For the Christian there is more involved in real repentance than getting off the wrong path and entering upon the right one. As Johann Christoph Arnold puts it in his book, Escape Routes, it is a matter of transformation, not just personal adjustment: “Real transformation is the opposite of self-improvement,” (p. 89). He contrasts these by comparing them to painting a wall, rather than fixing its structural defects, and says that our generation has been seduced into “spend[ing] the greater part of our lives repainting ourselves,” (p. 89): losing a little weight, getting in shape, taking a course or two, essentially puttering around the edges of our personalities as if we were almost perfect and just needed a little tweaking to achieve perfection.
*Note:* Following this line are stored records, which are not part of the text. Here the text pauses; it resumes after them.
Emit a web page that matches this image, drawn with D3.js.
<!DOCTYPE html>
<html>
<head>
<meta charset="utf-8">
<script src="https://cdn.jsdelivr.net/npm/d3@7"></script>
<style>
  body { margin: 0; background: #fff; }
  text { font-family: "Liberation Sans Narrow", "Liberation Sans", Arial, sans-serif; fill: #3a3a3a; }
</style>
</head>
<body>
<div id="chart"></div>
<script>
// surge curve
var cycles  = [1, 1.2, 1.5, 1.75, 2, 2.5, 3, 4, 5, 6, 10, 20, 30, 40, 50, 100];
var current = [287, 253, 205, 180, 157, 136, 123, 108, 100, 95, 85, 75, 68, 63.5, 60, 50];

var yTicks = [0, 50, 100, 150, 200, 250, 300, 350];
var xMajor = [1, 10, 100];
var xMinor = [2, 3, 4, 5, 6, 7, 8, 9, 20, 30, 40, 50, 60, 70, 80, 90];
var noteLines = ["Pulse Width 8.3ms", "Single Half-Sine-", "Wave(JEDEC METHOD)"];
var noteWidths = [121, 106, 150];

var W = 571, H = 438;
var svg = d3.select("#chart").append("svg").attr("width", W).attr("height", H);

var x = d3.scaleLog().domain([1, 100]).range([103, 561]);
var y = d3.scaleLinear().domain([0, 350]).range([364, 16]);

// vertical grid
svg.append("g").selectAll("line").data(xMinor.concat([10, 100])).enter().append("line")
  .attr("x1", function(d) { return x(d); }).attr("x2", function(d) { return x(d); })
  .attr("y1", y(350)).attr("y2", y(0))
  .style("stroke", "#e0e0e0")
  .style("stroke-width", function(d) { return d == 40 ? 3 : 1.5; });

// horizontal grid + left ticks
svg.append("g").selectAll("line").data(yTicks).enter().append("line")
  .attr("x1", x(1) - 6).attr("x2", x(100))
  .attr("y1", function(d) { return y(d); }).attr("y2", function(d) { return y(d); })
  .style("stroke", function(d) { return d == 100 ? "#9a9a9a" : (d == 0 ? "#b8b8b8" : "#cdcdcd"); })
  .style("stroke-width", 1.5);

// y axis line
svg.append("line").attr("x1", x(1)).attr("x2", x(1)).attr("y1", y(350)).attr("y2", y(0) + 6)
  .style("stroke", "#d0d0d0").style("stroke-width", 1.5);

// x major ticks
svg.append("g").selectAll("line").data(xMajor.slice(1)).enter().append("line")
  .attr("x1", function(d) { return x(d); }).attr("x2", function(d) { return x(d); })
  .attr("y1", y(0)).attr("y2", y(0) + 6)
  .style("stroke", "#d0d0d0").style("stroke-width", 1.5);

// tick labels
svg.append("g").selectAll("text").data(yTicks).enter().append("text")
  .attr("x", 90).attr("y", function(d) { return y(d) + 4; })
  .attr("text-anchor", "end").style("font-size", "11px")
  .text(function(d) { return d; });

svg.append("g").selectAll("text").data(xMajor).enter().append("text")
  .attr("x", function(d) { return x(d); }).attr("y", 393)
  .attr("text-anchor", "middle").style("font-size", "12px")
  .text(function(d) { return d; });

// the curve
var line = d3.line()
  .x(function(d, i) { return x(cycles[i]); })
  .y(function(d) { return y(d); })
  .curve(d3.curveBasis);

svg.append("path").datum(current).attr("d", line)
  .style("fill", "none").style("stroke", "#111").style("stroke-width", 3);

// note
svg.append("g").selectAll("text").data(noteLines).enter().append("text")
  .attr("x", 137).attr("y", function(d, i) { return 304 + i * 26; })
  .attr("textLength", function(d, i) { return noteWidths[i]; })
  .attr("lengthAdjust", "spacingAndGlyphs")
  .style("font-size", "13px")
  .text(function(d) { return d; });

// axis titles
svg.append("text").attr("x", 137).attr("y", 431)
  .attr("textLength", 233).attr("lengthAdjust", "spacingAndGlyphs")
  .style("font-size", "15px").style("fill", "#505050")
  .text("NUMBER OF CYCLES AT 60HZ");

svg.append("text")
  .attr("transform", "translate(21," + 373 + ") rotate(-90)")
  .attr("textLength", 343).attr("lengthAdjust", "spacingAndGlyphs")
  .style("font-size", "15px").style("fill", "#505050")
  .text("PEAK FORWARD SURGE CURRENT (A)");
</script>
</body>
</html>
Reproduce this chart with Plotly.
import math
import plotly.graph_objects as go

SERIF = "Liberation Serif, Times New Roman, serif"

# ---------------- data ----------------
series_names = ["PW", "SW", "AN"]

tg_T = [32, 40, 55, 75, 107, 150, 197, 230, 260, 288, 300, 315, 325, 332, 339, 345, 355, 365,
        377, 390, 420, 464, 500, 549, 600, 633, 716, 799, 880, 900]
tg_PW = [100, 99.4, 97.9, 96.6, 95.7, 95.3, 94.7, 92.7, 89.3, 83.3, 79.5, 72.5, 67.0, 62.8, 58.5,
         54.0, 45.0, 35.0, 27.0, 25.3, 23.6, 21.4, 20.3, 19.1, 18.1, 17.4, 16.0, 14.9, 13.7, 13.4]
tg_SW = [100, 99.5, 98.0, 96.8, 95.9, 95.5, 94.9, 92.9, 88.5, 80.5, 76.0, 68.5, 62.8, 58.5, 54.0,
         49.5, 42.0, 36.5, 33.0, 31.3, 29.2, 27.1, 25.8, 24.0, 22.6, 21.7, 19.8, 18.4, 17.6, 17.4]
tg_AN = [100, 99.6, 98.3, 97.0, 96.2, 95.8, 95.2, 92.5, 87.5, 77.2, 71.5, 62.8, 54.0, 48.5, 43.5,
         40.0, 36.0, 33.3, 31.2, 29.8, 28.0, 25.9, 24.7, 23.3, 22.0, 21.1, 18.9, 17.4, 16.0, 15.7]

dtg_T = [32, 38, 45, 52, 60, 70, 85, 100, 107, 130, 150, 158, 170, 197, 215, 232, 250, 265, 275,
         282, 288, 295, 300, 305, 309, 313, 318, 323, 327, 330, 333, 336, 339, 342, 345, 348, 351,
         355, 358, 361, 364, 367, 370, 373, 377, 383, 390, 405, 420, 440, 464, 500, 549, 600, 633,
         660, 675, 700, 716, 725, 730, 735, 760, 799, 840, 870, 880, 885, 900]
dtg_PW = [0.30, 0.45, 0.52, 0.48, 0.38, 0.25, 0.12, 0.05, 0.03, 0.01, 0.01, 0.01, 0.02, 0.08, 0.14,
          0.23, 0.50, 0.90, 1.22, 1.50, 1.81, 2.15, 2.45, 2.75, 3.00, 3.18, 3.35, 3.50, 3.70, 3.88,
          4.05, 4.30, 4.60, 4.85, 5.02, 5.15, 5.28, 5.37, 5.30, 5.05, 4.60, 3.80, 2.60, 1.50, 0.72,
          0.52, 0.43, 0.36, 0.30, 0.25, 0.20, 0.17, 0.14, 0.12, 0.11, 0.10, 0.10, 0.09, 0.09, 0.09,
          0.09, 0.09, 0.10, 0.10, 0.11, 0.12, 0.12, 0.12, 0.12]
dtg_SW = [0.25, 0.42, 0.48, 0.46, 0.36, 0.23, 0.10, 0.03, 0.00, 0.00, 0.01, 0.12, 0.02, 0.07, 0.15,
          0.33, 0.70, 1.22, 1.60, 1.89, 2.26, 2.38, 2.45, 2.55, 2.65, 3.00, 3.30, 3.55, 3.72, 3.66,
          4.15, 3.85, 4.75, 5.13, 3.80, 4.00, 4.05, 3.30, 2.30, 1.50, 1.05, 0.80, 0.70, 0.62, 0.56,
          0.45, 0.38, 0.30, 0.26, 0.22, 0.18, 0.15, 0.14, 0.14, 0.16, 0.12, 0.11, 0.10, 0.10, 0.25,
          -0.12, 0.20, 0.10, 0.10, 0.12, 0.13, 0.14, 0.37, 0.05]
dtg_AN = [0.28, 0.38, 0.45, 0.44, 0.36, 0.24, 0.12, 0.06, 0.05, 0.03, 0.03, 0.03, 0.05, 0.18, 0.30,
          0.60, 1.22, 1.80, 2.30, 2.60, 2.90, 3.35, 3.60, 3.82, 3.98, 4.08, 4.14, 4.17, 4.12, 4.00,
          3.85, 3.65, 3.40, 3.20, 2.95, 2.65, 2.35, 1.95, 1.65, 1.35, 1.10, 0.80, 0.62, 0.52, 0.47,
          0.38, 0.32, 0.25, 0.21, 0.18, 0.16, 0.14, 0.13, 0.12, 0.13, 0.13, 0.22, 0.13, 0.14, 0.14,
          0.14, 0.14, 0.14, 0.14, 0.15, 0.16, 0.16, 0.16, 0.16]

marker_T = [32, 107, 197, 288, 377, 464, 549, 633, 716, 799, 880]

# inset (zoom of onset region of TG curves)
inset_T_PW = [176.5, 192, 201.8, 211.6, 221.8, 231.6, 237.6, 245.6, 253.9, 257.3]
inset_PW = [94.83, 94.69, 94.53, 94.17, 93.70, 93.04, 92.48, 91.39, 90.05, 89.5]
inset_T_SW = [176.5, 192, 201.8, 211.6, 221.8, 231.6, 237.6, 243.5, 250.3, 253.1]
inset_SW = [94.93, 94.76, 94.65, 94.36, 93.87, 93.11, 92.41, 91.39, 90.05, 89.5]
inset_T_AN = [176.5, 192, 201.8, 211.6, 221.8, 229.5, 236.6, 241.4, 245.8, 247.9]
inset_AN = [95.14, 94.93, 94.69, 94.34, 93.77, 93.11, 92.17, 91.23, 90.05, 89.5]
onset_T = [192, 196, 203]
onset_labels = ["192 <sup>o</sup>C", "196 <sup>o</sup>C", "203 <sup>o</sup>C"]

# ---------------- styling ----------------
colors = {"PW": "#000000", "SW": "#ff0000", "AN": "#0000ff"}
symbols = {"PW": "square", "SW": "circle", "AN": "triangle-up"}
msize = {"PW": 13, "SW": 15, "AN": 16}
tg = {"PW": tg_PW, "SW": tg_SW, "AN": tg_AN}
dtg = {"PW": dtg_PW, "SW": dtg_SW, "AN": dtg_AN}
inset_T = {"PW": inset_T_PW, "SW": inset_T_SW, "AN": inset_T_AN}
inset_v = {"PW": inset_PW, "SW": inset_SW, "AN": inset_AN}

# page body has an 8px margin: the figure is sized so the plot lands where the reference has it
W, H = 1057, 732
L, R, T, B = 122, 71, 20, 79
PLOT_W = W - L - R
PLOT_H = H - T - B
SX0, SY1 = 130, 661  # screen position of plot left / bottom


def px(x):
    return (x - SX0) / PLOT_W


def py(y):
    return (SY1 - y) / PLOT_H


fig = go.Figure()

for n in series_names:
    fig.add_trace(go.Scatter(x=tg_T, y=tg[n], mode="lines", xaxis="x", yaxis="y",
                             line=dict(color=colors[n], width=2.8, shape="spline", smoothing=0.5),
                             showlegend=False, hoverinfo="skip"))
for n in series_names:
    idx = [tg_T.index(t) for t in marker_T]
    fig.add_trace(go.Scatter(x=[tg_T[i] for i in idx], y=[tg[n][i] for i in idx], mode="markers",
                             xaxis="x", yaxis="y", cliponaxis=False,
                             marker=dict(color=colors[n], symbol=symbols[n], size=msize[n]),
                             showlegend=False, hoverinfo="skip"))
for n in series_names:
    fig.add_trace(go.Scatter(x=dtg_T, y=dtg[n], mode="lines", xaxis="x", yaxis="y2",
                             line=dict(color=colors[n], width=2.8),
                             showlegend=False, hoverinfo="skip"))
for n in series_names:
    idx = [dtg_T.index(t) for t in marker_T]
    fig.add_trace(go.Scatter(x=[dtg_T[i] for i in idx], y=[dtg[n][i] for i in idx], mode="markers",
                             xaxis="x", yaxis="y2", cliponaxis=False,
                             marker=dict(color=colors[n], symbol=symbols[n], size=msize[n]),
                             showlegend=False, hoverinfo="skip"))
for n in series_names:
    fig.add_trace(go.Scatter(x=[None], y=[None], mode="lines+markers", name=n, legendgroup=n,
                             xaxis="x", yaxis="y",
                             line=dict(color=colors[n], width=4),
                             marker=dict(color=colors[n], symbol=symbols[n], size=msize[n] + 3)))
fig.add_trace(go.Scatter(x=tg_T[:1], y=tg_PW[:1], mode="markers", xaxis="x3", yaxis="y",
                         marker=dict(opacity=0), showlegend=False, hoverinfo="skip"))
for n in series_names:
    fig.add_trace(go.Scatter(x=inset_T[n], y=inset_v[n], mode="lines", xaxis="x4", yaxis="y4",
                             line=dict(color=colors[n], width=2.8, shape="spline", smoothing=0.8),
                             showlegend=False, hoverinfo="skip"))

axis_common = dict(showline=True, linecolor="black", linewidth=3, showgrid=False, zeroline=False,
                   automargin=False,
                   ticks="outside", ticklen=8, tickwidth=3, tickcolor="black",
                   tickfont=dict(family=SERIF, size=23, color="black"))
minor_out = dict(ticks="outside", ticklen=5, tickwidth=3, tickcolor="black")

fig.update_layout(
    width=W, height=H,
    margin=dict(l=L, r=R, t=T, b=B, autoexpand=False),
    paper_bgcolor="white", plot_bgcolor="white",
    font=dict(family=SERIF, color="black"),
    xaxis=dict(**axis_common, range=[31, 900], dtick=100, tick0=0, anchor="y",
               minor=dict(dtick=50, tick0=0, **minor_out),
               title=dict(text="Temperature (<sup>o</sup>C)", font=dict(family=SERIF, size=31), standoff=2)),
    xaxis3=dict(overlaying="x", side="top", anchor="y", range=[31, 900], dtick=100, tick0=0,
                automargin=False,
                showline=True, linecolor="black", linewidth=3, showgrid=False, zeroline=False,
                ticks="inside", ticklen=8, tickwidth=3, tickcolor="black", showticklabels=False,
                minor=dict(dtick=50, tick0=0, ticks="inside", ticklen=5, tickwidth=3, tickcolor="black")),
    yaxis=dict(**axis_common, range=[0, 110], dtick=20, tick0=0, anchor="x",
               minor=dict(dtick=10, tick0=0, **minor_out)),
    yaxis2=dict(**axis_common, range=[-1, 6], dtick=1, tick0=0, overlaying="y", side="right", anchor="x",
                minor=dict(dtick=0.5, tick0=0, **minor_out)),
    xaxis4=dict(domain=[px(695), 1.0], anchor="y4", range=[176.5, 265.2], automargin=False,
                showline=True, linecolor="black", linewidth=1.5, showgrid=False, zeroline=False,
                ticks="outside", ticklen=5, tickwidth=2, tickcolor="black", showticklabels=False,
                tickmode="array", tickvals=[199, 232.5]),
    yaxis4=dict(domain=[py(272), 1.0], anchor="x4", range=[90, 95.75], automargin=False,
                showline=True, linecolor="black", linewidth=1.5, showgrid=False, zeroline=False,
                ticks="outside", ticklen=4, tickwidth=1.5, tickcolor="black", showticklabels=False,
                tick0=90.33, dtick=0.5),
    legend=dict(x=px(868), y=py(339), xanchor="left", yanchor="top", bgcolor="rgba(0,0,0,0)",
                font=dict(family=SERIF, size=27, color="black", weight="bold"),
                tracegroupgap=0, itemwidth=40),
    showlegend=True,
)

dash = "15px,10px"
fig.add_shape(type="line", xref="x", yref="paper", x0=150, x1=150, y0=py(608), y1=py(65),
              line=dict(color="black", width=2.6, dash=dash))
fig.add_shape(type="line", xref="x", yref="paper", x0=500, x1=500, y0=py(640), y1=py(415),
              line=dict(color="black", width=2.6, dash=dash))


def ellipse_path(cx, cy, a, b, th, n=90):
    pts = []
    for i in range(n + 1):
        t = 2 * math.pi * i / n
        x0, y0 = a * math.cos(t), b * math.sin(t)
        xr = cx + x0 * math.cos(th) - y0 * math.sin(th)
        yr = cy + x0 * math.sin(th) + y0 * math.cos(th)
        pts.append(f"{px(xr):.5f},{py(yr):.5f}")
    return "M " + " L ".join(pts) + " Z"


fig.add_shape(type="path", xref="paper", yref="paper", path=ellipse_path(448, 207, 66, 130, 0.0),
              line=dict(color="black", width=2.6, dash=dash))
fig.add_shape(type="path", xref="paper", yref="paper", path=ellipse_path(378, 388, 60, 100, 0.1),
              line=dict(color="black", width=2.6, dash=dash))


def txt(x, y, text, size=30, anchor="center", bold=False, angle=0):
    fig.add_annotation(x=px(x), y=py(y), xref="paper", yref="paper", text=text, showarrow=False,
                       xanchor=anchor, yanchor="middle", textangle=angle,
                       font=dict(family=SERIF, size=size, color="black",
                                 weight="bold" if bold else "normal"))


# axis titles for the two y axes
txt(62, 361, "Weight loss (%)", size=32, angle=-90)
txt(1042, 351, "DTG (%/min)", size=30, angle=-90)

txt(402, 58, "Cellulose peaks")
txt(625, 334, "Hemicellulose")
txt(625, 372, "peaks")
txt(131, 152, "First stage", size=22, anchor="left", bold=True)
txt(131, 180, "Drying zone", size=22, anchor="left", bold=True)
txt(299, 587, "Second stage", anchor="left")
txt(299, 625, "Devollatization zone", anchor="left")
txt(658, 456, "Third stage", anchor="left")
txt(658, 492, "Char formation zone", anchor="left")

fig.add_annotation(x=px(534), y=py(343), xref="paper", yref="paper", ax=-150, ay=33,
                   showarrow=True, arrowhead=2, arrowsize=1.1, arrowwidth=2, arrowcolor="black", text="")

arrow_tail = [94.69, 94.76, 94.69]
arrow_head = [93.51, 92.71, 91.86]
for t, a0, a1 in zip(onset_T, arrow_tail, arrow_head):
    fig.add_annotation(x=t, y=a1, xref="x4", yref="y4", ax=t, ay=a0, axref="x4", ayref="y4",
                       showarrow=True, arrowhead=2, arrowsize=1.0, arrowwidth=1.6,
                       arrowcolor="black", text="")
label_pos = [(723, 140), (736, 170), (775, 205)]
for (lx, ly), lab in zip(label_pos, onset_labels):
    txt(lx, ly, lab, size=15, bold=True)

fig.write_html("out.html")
Our Byzantine tradition takes the process further than mere moral conversion. As long as there is a shred of self-love (in the sense of ego, not of healthy self-esteem) in us, we remain like a lump of clay that has not yet been placed on the potter’s wheel. God can only do so much with a lump of clay—make us more human, more like Adam and Eve, perhaps—but we remain otherwise rather shapeless. However if we empty ourselves and let God pick us up and put us on His wheel, we can be certain of being whirled about in a dizzying process of shaping at God’s hands, only to be put into the fiery kiln and baked into something resembling God, into a person who looks and sounds and acts like Jesus Christ himself. When we are living a life of Christ-like love, then it is that we will have become perfect. Only we won’t know it at all, because we will have ceased looking at ourselves—even our sinfulness and frailty—in order to feast our eye on the One who has transformed us, who has, as poet John Donne put it, “ravished” us.